Sunday, May 19, 2013

I Want...

So, this morning, I sat down with the intention of making a list of all the things that I want in my life. I got my pen and paper out, sat down, and was super excited to start it. So I sat there thinking, and thinking.. and thinking.. and... nothing. I had no clue of what I actually wanted in my life! Now, I know I am a pretty indecisive person (like super-mega extra indecisive), and I can't make a decision to save my life.. But really? I couldn't even make a list of things that I want?

Then it hit me: I really have no clue of what I actually want for my life! And because I've never been able to point out exactly want I truly want out of life, I haven't been able to live to my full potential!

Given: I'm only eighteen and I have a (hopefully!) long life ahead of me--plenty of time to make decisions and lists. But for now, I've decided to start thinking about what I truly want to do and how I want my life to go! Well, until next time!

xx, Raneem

Saturday, May 18, 2013

Positivity!

My wallet's been missing for two days. Problem is, I have no idea where or when I lost it exactly. It could've been either at two of my friends' houses, my friends' cars, or at this hotel my friend had her birthday in. And to make matters worse, I may or may not have been slightly intoxicated during the time that I lost it. Now the main problem is: all my cards (Civil ID, driver's license, some credit cards) are in that wallet.

For the past 24 hours, I've been freaking out not knowing where the hell it could've gone to.
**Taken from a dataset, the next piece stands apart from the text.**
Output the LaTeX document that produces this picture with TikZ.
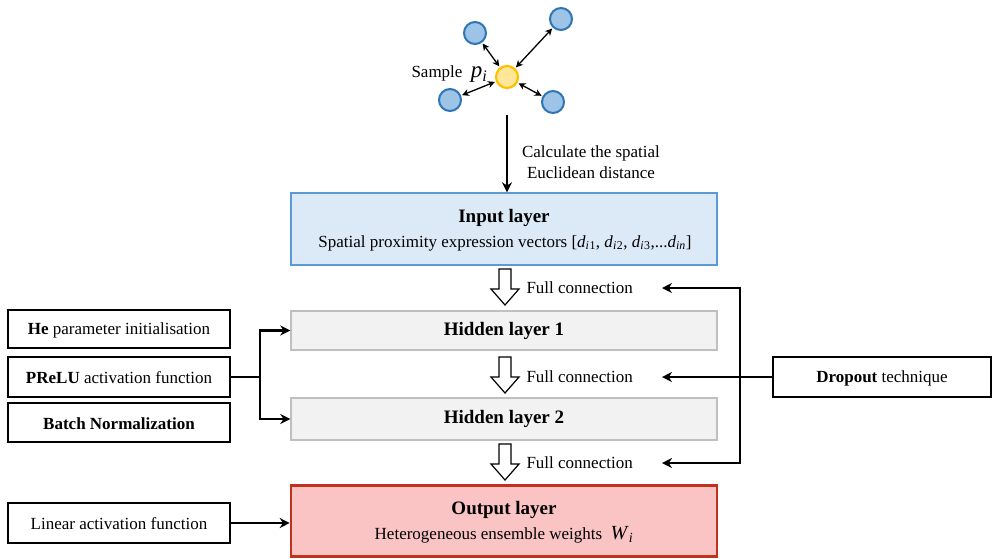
\documentclass[tikz,border=0pt]{standalone}
\usepackage{fontspec}
\setmainfont{Liberation Serif}
\usetikzlibrary{arrows.meta,calc}
\definecolor{inFill}{RGB}{220,233,246}
\definecolor{inDraw}{RGB}{91,155,213}
\definecolor{hidFill}{RGB}{242,242,242}
\definecolor{hidDraw}{RGB}{191,191,191}
\definecolor{outFill}{RGB}{250,196,196}
\definecolor{outDraw}{RGB}{192,50,30}
\definecolor{nodeBlue}{RGB}{157,195,230}
\definecolor{nodeBlueD}{RGB}{46,117,182}
\definecolor{nodeYel}{RGB}{255,230,153}
\definecolor{nodeYelD}{RGB}{255,192,0}
\newcommand{\isub}[2]{\textit{#1}\textsubscript{\textit{#2}}}
\tikzset{
  body/.style={font=\fontsize{17}{20}\selectfont},
  ttl/.style={font=\bfseries\fontsize{19}{22}\selectfont},
  layerbox/.style={draw, minimum width=426pt, inner sep=0pt},
  sidebox/.style={draw=black, line width=2.2pt, minimum width=222pt, inner sep=0pt, fill=white},
  conn/.style={line width=2.8pt, line join=miter, -{Stealth[length=10pt,width=10pt]}},
  plain/.style={line width=2.8pt},
  bluenode/.style={circle, draw=nodeBlueD, fill=nodeBlue, line width=2pt, minimum size=22pt, inner sep=0pt},
  yelnode/.style={circle, draw=nodeYelD, fill=nodeYel, line width=2.2pt, minimum size=22pt, inner sep=0pt},
  dbl/.style={line width=1.3pt, {Stealth[length=7pt,width=7pt]}-{Stealth[length=7pt,width=7pt]}, shorten <=1pt, shorten >=1pt},
  downarrow/.pic={\draw[line width=1.2pt, fill=white] (-6,0) -- (-6,20) -- (-14,20) -- (0,36) -- (14,20) -- (6,20) -- (6,0) -- cycle;}
}
\begin{document}
\begin{tikzpicture}[x=1pt,y=-1pt]
\useasboundingbox (0,0) rectangle (993,558);
% sample graph
\node[yelnode] (p) at (507,77) {};
\node[bluenode] (b1) at (475,33) {};
\node[bluenode] (b2) at (561,19) {};
\node[bluenode] (b3) at (450,100) {};
\node[bluenode] (b4) at (553,102) {};
\foreach \b in {b1,b2,b3,b4} \draw[dbl] (p) -- (\b);
\node[body, anchor=east] (slab) at (491,74) {Sample\ \ {\fontsize{23}{23}\selectfont\textit{p}\textsubscript{\textit{i}}}};
% arrow to input
\coordinate (sa) at (507,115);
\node[layerbox, draw=inDraw, fill=inFill, line width=1.4pt, minimum height=72pt] (in) at (504,229) {};
\draw[conn] (sa) -- (sa |- in.north);
\node[body, align=center] (calc) at (591,162) {Calculate the spatial\\[1pt]Euclidean distance};
\node[ttl] (intitle) at (504,218) {Input layer};
\node[body] (insub) at (505,243) {Spatial proximity expression vectors [\isub{d}{i}\textsubscript{1}, \isub{d}{i}\textsubscript{2}, \isub{d}{i}\textsubscript{3},...\isub{d}{in}]};
% hidden layers
\node[layerbox, draw=hidDraw, fill=hidFill, line width=1.4pt, minimum height=39pt] (h1) at (504,330.5) {};
\node[ttl] at (h1.center) {Hidden layer 1};
\node[layerbox, draw=hidDraw, fill=hidFill, line width=1.4pt, minimum height=42pt] (h2) at (504,419) {};
\node[ttl] at (h2.center) {Hidden layer 2};
% output
\node[layerbox, draw=outDraw, fill=outFill, line width=2.6pt, minimum height=71pt] (out) at (504,521) {};
\node[ttl] (outtitle) at (504,510) {Output layer};
\node[body] (outsub) at (504,535) {Heterogeneous ensemble weights\ \ {\fontsize{20}{20}\selectfont\textit{W}\textsubscript{\textit{i}}}};
% block arrows and labels
\pic at (505,269) {downarrow};
\pic at (505,357) {downarrow};
\pic at (505,444) {downarrow};
\node[body, anchor=west] (fc1) at (523,288) {Full connection};
\node[body, anchor=west] (fc2) at (523,377) {Full connection};
\node[body, anchor=west] (fc3) at (523,463) {Full connection};
% dropout
\node[sidebox, minimum width=218pt, minimum height=40pt] (drop) at (882,377) {};
\node[body] at ($(drop.center)+(0,1)$) {\textbf{Dropout} technique};
\coordinate (e1) at (662,288);
\coordinate (e2) at (662,377);
\coordinate (e3) at (662,463);
\coordinate (vt) at (740,288);
\coordinate (vb) at (740,463);
\draw[conn] (drop.west) -- (e2);
\draw[plain, line cap=rect] (vt) -- (vb);
\draw[conn] (vt) -- (e1);
\draw[conn] (vb) -- (e3);
% left boxes
\node[sidebox, minimum height=38pt] (he) at (119,329) {};
\node[body] at ($(he.center)+(0,1)$) {\textbf{He} parameter initialisation};
\node[sidebox, minimum height=40pt] (pr) at (119,377) {};
\node[body] at ($(pr.center)+(0,1)$) {\textbf{PReLU} activation function};
\node[sidebox, minimum height=39pt] (bn) at (119,422.5) {};
\node[body] at ($(bn.center)+(0,1)$) {\textbf{Batch Normalization}};
\node[sidebox, minimum height=40pt] (lin) at (119,523) {};
\node[body] at ($(lin.center)+(0,1)$) {Linear activation function};
\coordinate (jl) at (260,377);
\draw[plain] (pr.east) -- (jl);
\draw[conn] (jl) |- (h1.west);
\draw[conn] (jl) |- (h2.west);
\draw[conn] (lin.east) -- (lin.east -| out.west);
\end{tikzpicture}
\end{document}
I called my friends and asked if they've seen it, I've looked all over my house, called the hotel, and still, NOTHING! I'm definitely someone that tends to have the worst reactions in times like these, so it comes as no surprise that I haven't been the most calm-and-collected person around. And having my parents on my ass does not help at all. I can't drive (because of the no license part), I don't feel like going out anywhere because I keep hoping someone will find it and deliver it to my house.. 

Personally, I'd much rather prefer using the power of positive thinking and all that jazz in order to make the wrong things in my life go right; this being no exception. I've taken every necessary step possible but reporting my wallet missing in order to find my wallet. So going on Google (my best friend in many situations), I've found a couple ways that might help me utilize the the Law of Attraction to finding my missing item. Now, I know you're probably thinking, "this girl is out of her mind. The Law of Attraction won't actually do anything", and maybe, just maybe, it might be a little far-fetched. But I'm telling you, I have full faith that this will work. At least if it doesn't work, my mind is a little bit calmer than it was an hour ago. 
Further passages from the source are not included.